Even if you don't do business with the UK yourself, your suppliers may. Brexit may still have an impact on your business. Identify who your suppliers are, and whether they depend on companies in the United Kingdom to provide their products or services.
On this page
This information is based on the agreement between the EU and the UK.
Does an important part of your end product come from the UK? Then discuss this with your supplier and investigate what Brexit means for your business.
Consider looking for suppliers within the European Union (EU) if the product or service is essential to your own business.
If your suppliers do not deliver properly, you may need additional legal protection. The EU regulations on applicable law, jurisdiction, or enforcement of a judgment no longer apply to the UK. Consult with your legal adviser on how to deal with this contractually.
Do you purchase a product that is certified (usually provided with a CE mark) by a UK notified body? This certificate is no longer valid within the EU. For more information, see Step 3 of this step-by-step plan (in Dutch).
Brexit affects exports to countries outside the EU (such as Canada, South Korea, Japan, etc.) when you use lower import duties on the basis of a trade agreement. If a large proportion of the components of the product comes from the UK, you no longer have preferential access to this market. As an exporter, you must demonstrate that your product has EU origin when you sell it. More information can be found at Customs. Also read the information on preferential origin and export.
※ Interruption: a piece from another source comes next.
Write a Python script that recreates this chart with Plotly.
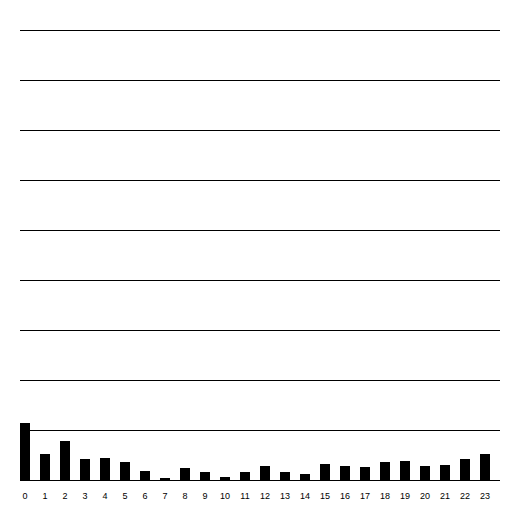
import plotly.graph_objects as go

hours = list(range(24))
hour_labels = [str(h) for h in hours]
counts = [57, 26, 39, 21, 22, 18, 9, 2, 12, 8, 3, 8, 14, 8, 6, 16, 14, 13, 18, 19, 14, 15, 21, 26]

fig = go.Figure(go.Bar(x=hours, y=counts, width=0.5, marker=dict(color="black", line=dict(width=0))))

fig.update_layout(
    width=512, height=512,
    margin=dict(l=20, r=12, t=28, b=32),
    paper_bgcolor="white", plot_bgcolor="white",
    showlegend=False,
    font=dict(family="Liberation Sans, Arial, sans-serif", size=9, color="black"),
)
fig.update_xaxes(
    range=[-0.25, 23.75], tickmode="array", tickvals=hours, ticktext=hour_labels,
    showgrid=False, zeroline=False, showline=True, linecolor="black", linewidth=1,
    ticks="", ticklen=0, tickfont=dict(size=9), ticklabelstandoff=7,
)
fig.update_yaxes(
    range=[0, 452], tickmode="array", tickvals=[50, 100, 150, 200, 250, 300, 350, 400, 450],
    showgrid=True, gridcolor="black", gridwidth=1,
    showticklabels=False, zeroline=False, showline=False, ticks="",
)
fig.write_html("out.html")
Product import taxes may be higher, due to the changing EU origin situation. This may affect the number of orders you receive. When selling, you as an exporter must be able to prove the EU origin of your product. Read the information on preferential origin.
Include in your analysis whether it becomes more difficult to enforce your rights if your products are not delivered properly. As a result of Brexit, EU regulations on applicable law, jurisdiction or enforcement of a judgment no longer apply to the UK. This is especially important if you are dealing with unpaid bills. Consult with a legal advisor on how to deal with this contractually.
Brexit and preferential origin: avoid paying import duties
Do you trade with the UK and would you rather not pay import duties on your products? Then it is important for you to see how you can make use of the agreements made by the EU and the UK. Read more.
Q&A about the Brexit
There is an extensive Q&A about the Brexit Trade Agreement available on the website of the European Commission. It explains what the new rules mean for different sectors, such as trade in goods, fisheries and road transport. There are nine chapters in total and you can search per sector. At the top you can choose your language. You can find answers to questions such as: What was agreed to facilitate trade in automotive? How does the Agreement contribute to trade and sustainable development? Will air carriers still have the same rights to operate between and within the EU and the UK? Note that this Q&A was published in December 2020 and therefore speaks of a draft agreement.